Marriage Rooted in Nature of Man and Woman, Says Pope
Warns That Other Forms Are Outside Human Dignity
| 556 hits
VATICAN CITY, JUNE 7, 2005 (Zenit.org).- Marriage and the family are not human innovations, but rather form part of the very nature of man and woman, says Benedict XVI.
The Pope discussed at length the Christian vision of the family on Monday when opening the Ecclesial Congress of the Diocese of Rome on "Family and Christian Community: Formation of the Person and Transmission of the Faith."
"Marriage and the family are not casual sociological constructs, fruits of a particular historical and economic situation," the Holy Father said. "On the contrary, the question of the right relationship between man and woman has its roots in the most profound essence of the human being, and can only find its answer in the latter."

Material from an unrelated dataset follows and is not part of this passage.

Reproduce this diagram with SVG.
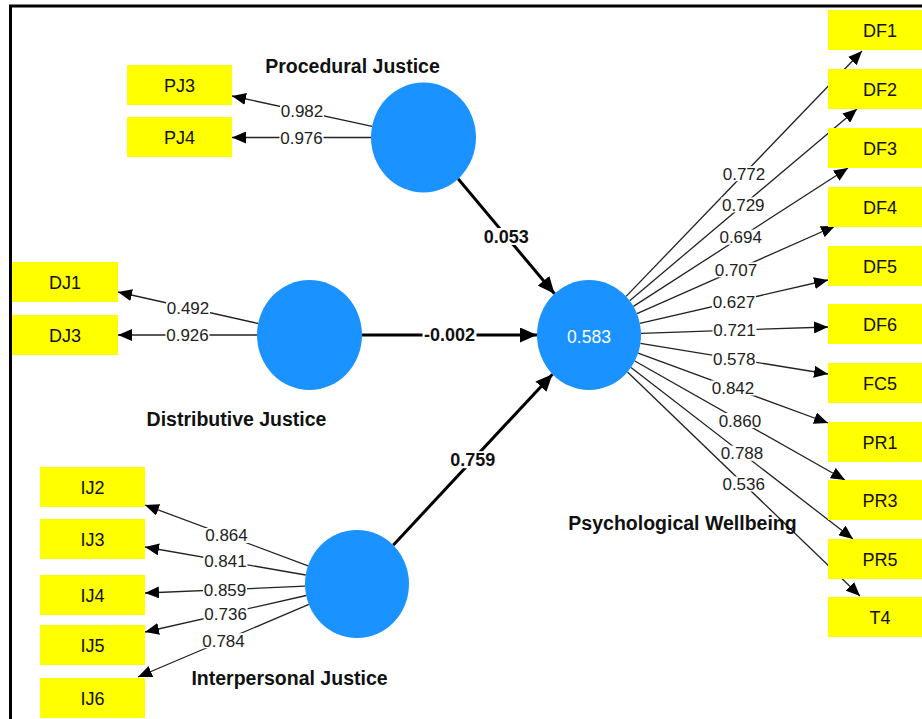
<svg xmlns="http://www.w3.org/2000/svg" width="922" height="719" viewBox="0 0 922 719">
<style>
.ind rect{fill:#ffff00}
.ind text{font-family:"Liberation Sans",Arial,sans-serif;font-size:18px;fill:#111;text-anchor:middle}
.lv ellipse{fill:#1a92ff}
.title{font-family:"Liberation Sans",Arial,sans-serif;font-size:19.5px;font-weight:bold;fill:#111;text-anchor:middle}
.m{stroke:#222;stroke-width:1.3;fill:none;marker-end:url(#as)}
.s{stroke:#000;stroke-width:3;fill:none;marker-end:url(#al)}
.lb rect{fill:#fff}
.lb text{font-family:"Liberation Sans",Arial,sans-serif;font-size:17px;fill:#222;text-anchor:middle}
.lb text.b{font-weight:bold;font-size:18px;fill:#111}
</style>
<defs>
<marker id="as" markerUnits="userSpaceOnUse" markerWidth="14" markerHeight="12" refX="14" refY="6" orient="auto"><path d="M0,0 L14,6 L0,12 z" fill="#000"/></marker>
<marker id="al" markerUnits="userSpaceOnUse" markerWidth="17" markerHeight="15" refX="17" refY="7.5" orient="auto"><path d="M0,0 L17,7.5 L0,15 z" fill="#000"/></marker>
</defs>
<rect width="922" height="719" fill="#fff"/>
<g id="frame" stroke="#000" stroke-width="3">
<line x1="9" y1="6" x2="922" y2="6"/>
<line x1="10.5" y1="5" x2="10.5" y2="719"/>
</g>

<g id="connectors">
<line class="m" x1="372.1" y1="126.4" x2="232" y2="96"/>
<line class="m" x1="371" y1="137.5" x2="232" y2="137.5"/>
<line class="m" x1="258.2" y1="323.5" x2="118" y2="292"/>
<line class="m" x1="257" y1="335" x2="118" y2="335"/>
<line class="m" x1="308.1" y1="565.8" x2="145" y2="505"/>
<line class="m" x1="305.7" y1="575" x2="145" y2="547"/>
<line class="m" x1="305" y1="586.2" x2="145" y2="593"/>
<line class="m" x1="306.2" y1="595.5" x2="145" y2="632"/>
<line class="m" x1="308.9" y1="604.4" x2="138" y2="677"/>
<line class="m" x1="626.1" y1="296.4" x2="862" y2="51"/>
<line class="m" x1="629.7" y1="300.7" x2="857" y2="109"/>
<line class="m" x1="633.4" y1="306.4" x2="848" y2="168"/>
<line class="m" x1="637" y1="313.7" x2="835" y2="226"/>
<line class="m" x1="639.8" y1="323.3" x2="828" y2="280"/>
<line class="m" x1="641" y1="333.3" x2="828" y2="327"/>
<line class="m" x1="640.4" y1="343.4" x2="828" y2="374"/>
<line class="m" x1="638.1" y1="353.1" x2="828" y2="423"/>
<line class="m" x1="634.8" y1="361" x2="845" y2="480"/>
<line class="m" x1="631" y1="367.4" x2="853" y2="539"/>
<line class="m" x1="627.5" y1="372" x2="860" y2="596"/>
<line class="s" x1="458.1" y1="178.8" x2="554.5" y2="293.8"/>
<line class="s" x1="362" y1="335" x2="537" y2="335"/>
<line class="s" x1="393.2" y1="545.2" x2="552.5" y2="374.2"/>
<g class="lb">
<rect x="280" y="104" width="44" height="15"/><text x="302" y="117.2">0.982</text>
<rect x="279.5" y="130" width="44" height="15"/><text x="301.5" y="143.5">0.976</text>
<rect x="166" y="300.3" width="44" height="15"/><text x="188" y="313.8">0.492</text>
<rect x="165.5" y="327.5" width="44" height="15"/><text x="187.5" y="341">0.926</text>
<rect x="204.5" y="528" width="44" height="15"/><text x="226.5" y="541.4">0.864</text>
<rect x="203.4" y="553.5" width="44" height="15"/><text x="225.4" y="567">0.841</text>
<rect x="203" y="582" width="44" height="15"/><text x="225" y="595.6">0.859</text>
<rect x="203.6" y="606.3" width="44" height="15"/><text x="225.6" y="619.8">0.736</text>
<rect x="201.5" y="633.2" width="44" height="15"/><text x="223.5" y="646.7">0.784</text>
<rect x="722" y="166.2" width="44" height="15"/><text x="744" y="179.7">0.772</text>
<rect x="721.3" y="197.3" width="44" height="15"/><text x="743.3" y="210.8">0.729</text>
<rect x="718.7" y="229.7" width="44" height="15"/><text x="740.7" y="243.2">0.694</text>
<rect x="714" y="262.3" width="44" height="15"/><text x="736" y="275.8">0.707</text>
<rect x="711.9" y="294.2" width="44" height="15"/><text x="733.9" y="307.7">0.627</text>
<rect x="712.5" y="322.6" width="44" height="15"/><text x="734.5" y="336.1">0.721</text>
<rect x="712.2" y="351.2" width="44" height="15"/><text x="734.2" y="364.7">0.578</text>
<rect x="711" y="380.5" width="44" height="15"/><text x="733" y="394">0.842</text>
<rect x="717.9" y="413" width="44" height="15"/><text x="739.9" y="426.5">0.860</text>
<rect x="720" y="445.7" width="44" height="15"/><text x="742" y="459.2">0.788</text>
<rect x="721.7" y="476.5" width="44" height="15"/><text x="743.7" y="490">0.536</text>
<rect x="482.3" y="228" width="48" height="17"/><text class="b" x="506.3" y="242.6">0.053</text>
<rect x="422.5" y="326.5" width="54" height="17"/><text class="b" x="449.5" y="341.3">-0.002</text>
<rect x="448.8" y="451.2" width="48" height="17"/><text class="b" x="472.8" y="466">0.759</text>
</g>
</g>

<g id="PJ" class="lv"><ellipse cx="423.5" cy="137.5" rx="52.5" ry="55"/><text class="title" x="352.5" y="73">Procedural Justice</text></g>
<g id="DJ" class="lv"><ellipse cx="309.5" cy="335" rx="52.5" ry="55"/><text class="title" x="236.5" y="426">Distributive Justice</text></g>
<g id="IJ" class="lv"><ellipse cx="357" cy="584" rx="52" ry="54"/><text class="title" x="289.5" y="685">Interpersonal Justice</text></g>
<g id="PW" class="lv"><ellipse cx="589" cy="335" rx="52" ry="55"/><text x="589" y="343" font-family="Liberation Sans, Arial, sans-serif" font-size="17.5" fill="#fff" text-anchor="middle">0.583</text><text class="title" x="682.5" y="530">Psychological Wellbeing</text></g>

<g id="PJ3" class="ind"><rect x="127" y="65" width="105" height="40"/><text x="179.5" y="92">PJ3</text></g>
<g id="PJ4" class="ind"><rect x="127" y="117" width="105" height="40"/><text x="179.5" y="144">PJ4</text></g>
<g id="DJ1" class="ind"><rect x="12" y="262" width="106" height="40"/><text x="65" y="289">DJ1</text></g>
<g id="DJ3" class="ind"><rect x="12" y="315" width="106" height="40"/><text x="65" y="342">DJ3</text></g>
<g id="IJ2" class="ind"><rect x="40" y="467" width="105" height="40"/><text x="92.5" y="494">IJ2</text></g>
<g id="IJ3" class="ind"><rect x="40" y="519" width="105" height="40"/><text x="92.5" y="546">IJ3</text></g>
<g id="IJ4" class="ind"><rect x="40" y="575" width="105" height="40"/><text x="92.5" y="602">IJ4</text></g>
<g id="IJ5" class="ind"><rect x="40" y="625" width="105" height="40"/><text x="92.5" y="652">IJ5</text></g>
<g id="IJ6" class="ind"><rect x="40" y="678" width="105" height="40"/><text x="92.5" y="705">IJ6</text></g>
<g id="DF1" class="ind"><rect x="828" y="10" width="104" height="40"/><text x="880" y="37">DF1</text></g>
<g id="DF2" class="ind"><rect x="828" y="69" width="104" height="40"/><text x="880" y="96">DF2</text></g>
<g id="DF3" class="ind"><rect x="828" y="128" width="104" height="40"/><text x="880" y="155">DF3</text></g>
<g id="DF4" class="ind"><rect x="828" y="187" width="104" height="40"/><text x="880" y="214">DF4</text></g>
<g id="DF5" class="ind"><rect x="828" y="246" width="104" height="40"/><text x="880" y="273">DF5</text></g>
<g id="DF6" class="ind"><rect x="828" y="304" width="104" height="40"/><text x="880" y="331">DF6</text></g>
<g id="FC5" class="ind"><rect x="828" y="363" width="104" height="40"/><text x="880" y="390">FC5</text></g>
<g id="PR1" class="ind"><rect x="828" y="422" width="104" height="40"/><text x="880" y="449">PR1</text></g>
<g id="PR3" class="ind"><rect x="828" y="480" width="104" height="40"/><text x="880" y="507">PR3</text></g>
<g id="PR5" class="ind"><rect x="828" y="539" width="104" height="40"/><text x="880" y="566">PR5</text></g>
<g id="T4" class="ind"><rect x="828" y="597" width="104" height="40"/><text x="880" y="624">T4</text></g>
</svg>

The Bible presents man as "created in the image of God, and God himself is love. For this reason, the vocation to love is what makes man the authentic image of God: He becomes like God in the measure that he becomes someone who loves," Benedict XVI stated.
The expression of love through sexuality is explained, he said, in "the indissoluble bond between spirit and body: Man is, in fact, soul that expresses itself in the body and body that is vivified by an immortal spirit."
He continued: "The body of man and of woman also has, therefore, so to speak, a theological character, it is not simply body, and what is biological in man is not only biological, but an expression and fulfillment of our humanity.
"Human sexuality is not next to our being person, but belongs to it. Only when sexuality is integrated in the person does it succeed in giving itself meaning."
The "yes" pronounced by the spouses in the marriage "means 'always'; it constitutes the area of fidelity," the Pope said.
Only in this fidelity "can this faith grow which gives a future and allows the children, fruit of love, to believe in man and in his future in difficult times," he stated.
The highest expression of freedom is not, continued Benedict XVI, "the pursuit of pleasure, without ever arriving at a genuine decision. Seemingly this permanent openness appears to be the realization of freedom, but it is not true: The true expression of freedom is, on the contrary, the capacity to decide for a definitive gift, in which freedom, by surrendering itself, finds itself fully again.
"The personal and reciprocal 'yes' of man and woman opens space for the future, for the authentic humanity of each one, and at the same time is destined to the gift of a new life."
For this reason, "this personal 'yes' must necessarily be a 'yes' that is also publicly responsible, with which the spouses assume the public responsibility of faithfulness, which also guarantees the future of the community," the Holy Father said.
"None of us belongs exclusively to ourselves," he added. "Therefore, each one is called to assume in our deepest selves our public responsibility.
"Marriage, as an institution, is not therefore an undue interference of society or of the authorities, an imposition from outside in the most private reality of life; it is, on the contrary, an intrinsic exigency of the pact of conjugal love and of the depth of the human person.
"The different present forms of the dissolution of marriage, as well as free unions and 'trial marriage,' including the pseudo-marriage between persons of the same sex, are on the contrary expressions of an anarchic freedom that appears erroneously as man's authentic liberation."
The Pope said this pseudo-freedom is based on "a trivialization of the body, which inevitably includes the trivialization of man. Its assumption is that man can make of himself what he likes. Thus his body becomes something secondary, which can be manipulated from the human point of view, which can be used as one pleases."
He added: "Libertinism, which appears as discovery of the body and its value, is in reality a dualism that makes the body contemptible, leaving it, so to speak, outside the authentic being and dignity of the person."